▸ **PROBLEM TO SOLVE**
Repeat, exactly and completely, the material that follows. Omit the pictures.

=== DATASET CONTENT ===

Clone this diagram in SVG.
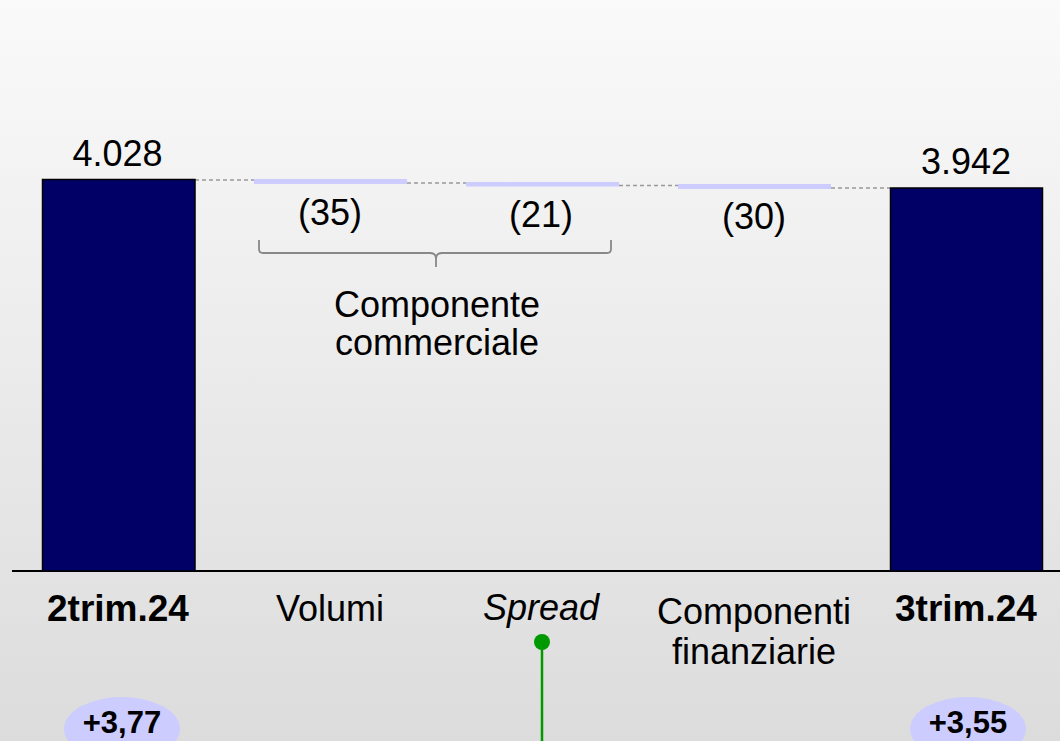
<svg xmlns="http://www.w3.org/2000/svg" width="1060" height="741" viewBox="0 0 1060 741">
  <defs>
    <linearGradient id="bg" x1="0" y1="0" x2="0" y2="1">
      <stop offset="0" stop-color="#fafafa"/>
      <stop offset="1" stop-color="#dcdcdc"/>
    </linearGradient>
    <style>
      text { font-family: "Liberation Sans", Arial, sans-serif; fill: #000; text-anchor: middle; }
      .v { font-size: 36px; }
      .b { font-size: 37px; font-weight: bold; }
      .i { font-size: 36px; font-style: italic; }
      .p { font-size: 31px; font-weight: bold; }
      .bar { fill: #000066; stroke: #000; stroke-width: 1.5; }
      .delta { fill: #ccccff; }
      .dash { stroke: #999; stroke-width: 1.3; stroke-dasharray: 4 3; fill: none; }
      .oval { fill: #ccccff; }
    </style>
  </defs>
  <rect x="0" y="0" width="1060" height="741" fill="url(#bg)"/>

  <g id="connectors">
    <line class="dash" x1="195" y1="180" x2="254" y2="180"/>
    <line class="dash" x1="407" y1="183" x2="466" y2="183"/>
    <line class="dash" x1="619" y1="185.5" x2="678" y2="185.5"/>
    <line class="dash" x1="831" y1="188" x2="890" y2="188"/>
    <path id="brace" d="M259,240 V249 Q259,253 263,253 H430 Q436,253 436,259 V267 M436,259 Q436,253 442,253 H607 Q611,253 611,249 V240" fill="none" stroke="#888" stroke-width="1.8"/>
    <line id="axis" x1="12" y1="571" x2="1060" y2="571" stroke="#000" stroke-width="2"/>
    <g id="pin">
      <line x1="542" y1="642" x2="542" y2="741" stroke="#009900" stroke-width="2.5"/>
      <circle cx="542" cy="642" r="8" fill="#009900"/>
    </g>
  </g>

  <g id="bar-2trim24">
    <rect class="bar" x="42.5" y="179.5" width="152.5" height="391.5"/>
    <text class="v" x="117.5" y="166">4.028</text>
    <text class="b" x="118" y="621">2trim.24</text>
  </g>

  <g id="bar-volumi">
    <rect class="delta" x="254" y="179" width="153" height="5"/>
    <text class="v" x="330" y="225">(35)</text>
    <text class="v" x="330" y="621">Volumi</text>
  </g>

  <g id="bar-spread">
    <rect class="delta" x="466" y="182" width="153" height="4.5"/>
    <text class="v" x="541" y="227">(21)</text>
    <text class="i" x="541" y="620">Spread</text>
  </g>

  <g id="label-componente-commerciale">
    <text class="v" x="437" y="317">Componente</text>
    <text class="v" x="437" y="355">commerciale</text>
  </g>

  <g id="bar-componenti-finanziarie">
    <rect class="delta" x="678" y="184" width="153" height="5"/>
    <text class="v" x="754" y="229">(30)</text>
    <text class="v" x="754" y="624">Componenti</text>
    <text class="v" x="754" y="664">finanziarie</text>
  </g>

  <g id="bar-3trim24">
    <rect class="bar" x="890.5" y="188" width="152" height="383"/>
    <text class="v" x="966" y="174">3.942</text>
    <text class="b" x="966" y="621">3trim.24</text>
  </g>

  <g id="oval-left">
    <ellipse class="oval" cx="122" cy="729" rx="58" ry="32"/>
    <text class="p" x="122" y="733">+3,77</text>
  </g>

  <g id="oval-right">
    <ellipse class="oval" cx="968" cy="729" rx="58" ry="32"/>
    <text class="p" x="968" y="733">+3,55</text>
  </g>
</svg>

===

▸ **RESPONSE**
Clone this diagram in SVG.
<svg xmlns="http://www.w3.org/2000/svg" width="1060" height="741" viewBox="0 0 1060 741">
  <defs>
    <linearGradient id="bg" x1="0" y1="0" x2="0" y2="1">
      <stop offset="0" stop-color="#fafafa"/>
      <stop offset="1" stop-color="#dcdcdc"/>
    </linearGradient>
    <style>
      text { font-family: "Liberation Sans", Arial, sans-serif; fill: #000; text-anchor: middle; }
      .v { font-size: 36px; }
      .b { font-size: 37px; font-weight: bold; }
      .i { font-size: 36px; font-style: italic; }
      .p { font-size: 31px; font-weight: bold; }
      .bar { fill: #000066; stroke: #000; stroke-width: 1.5; }
      .delta { fill: #ccccff; }
      .dash { stroke: #999; stroke-width: 1.3; stroke-dasharray: 4 3; fill: none; }
      .oval { fill: #ccccff; }
    </style>
  </defs>
  <rect x="0" y="0" width="1060" height="741" fill="url(#bg)"/>

  <g id="connectors">
    <line class="dash" x1="195" y1="180" x2="254" y2="180"/>
    <line class="dash" x1="407" y1="183" x2="466" y2="183"/>
    <line class="dash" x1="619" y1="185.5" x2="678" y2="185.5"/>
    <line class="dash" x1="831" y1="188" x2="890" y2="188"/>
    <path id="brace" d="M259,240 V249 Q259,253 263,253 H430 Q436,253 436,259 V267 M436,259 Q436,253 442,253 H607 Q611,253 611,249 V240" fill="none" stroke="#888" stroke-width="1.8"/>
    <line id="axis" x1="12" y1="571" x2="1060" y2="571" stroke="#000" stroke-width="2"/>
    <g id="pin">
      <line x1="542" y1="642" x2="542" y2="741" stroke="#009900" stroke-width="2.5"/>
      <circle cx="542" cy="642" r="8" fill="#009900"/>
    </g>
  </g>

  <g id="bar-2trim24">
    <rect class="bar" x="42.5" y="179.5" width="152.5" height="391.5"/>
    <text class="v" x="117.5" y="166">4.028</text>
    <text class="b" x="118" y="621">2trim.24</text>
  </g>

  <g id="bar-volumi">
    <rect class="delta" x="254" y="179" width="153" height="5"/>
    <text class="v" x="330" y="225">(35)</text>
    <text class="v" x="330" y="621">Volumi</text>
  </g>

  <g id="bar-spread">
    <rect class="delta" x="466" y="182" width="153" height="4.5"/>
    <text class="v" x="541" y="227">(21)</text>
    <text class="i" x="541" y="620">Spread</text>
  </g>

  <g id="label-componente-commerciale">
    <text class="v" x="437" y="317">Componente</text>
    <text class="v" x="437" y="355">commerciale</text>
  </g>

  <g id="bar-componenti-finanziarie">
    <rect class="delta" x="678" y="184" width="153" height="5"/>
    <text class="v" x="754" y="229">(30)</text>
    <text class="v" x="754" y="624">Componenti</text>
    <text class="v" x="754" y="664">finanziarie</text>
  </g>

  <g id="bar-3trim24">
    <rect class="bar" x="890.5" y="188" width="152" height="383"/>
    <text class="v" x="966" y="174">3.942</text>
    <text class="b" x="966" y="621">3trim.24</text>
  </g>

  <g id="oval-left">
    <ellipse class="oval" cx="122" cy="729" rx="58" ry="32"/>
    <text class="p" x="122" y="733">+3,77</text>
  </g>

  <g id="oval-right">
    <ellipse class="oval" cx="968" cy="729" rx="58" ry="32"/>
    <text class="p" x="968" y="733">+3,55</text>
  </g>
</svg>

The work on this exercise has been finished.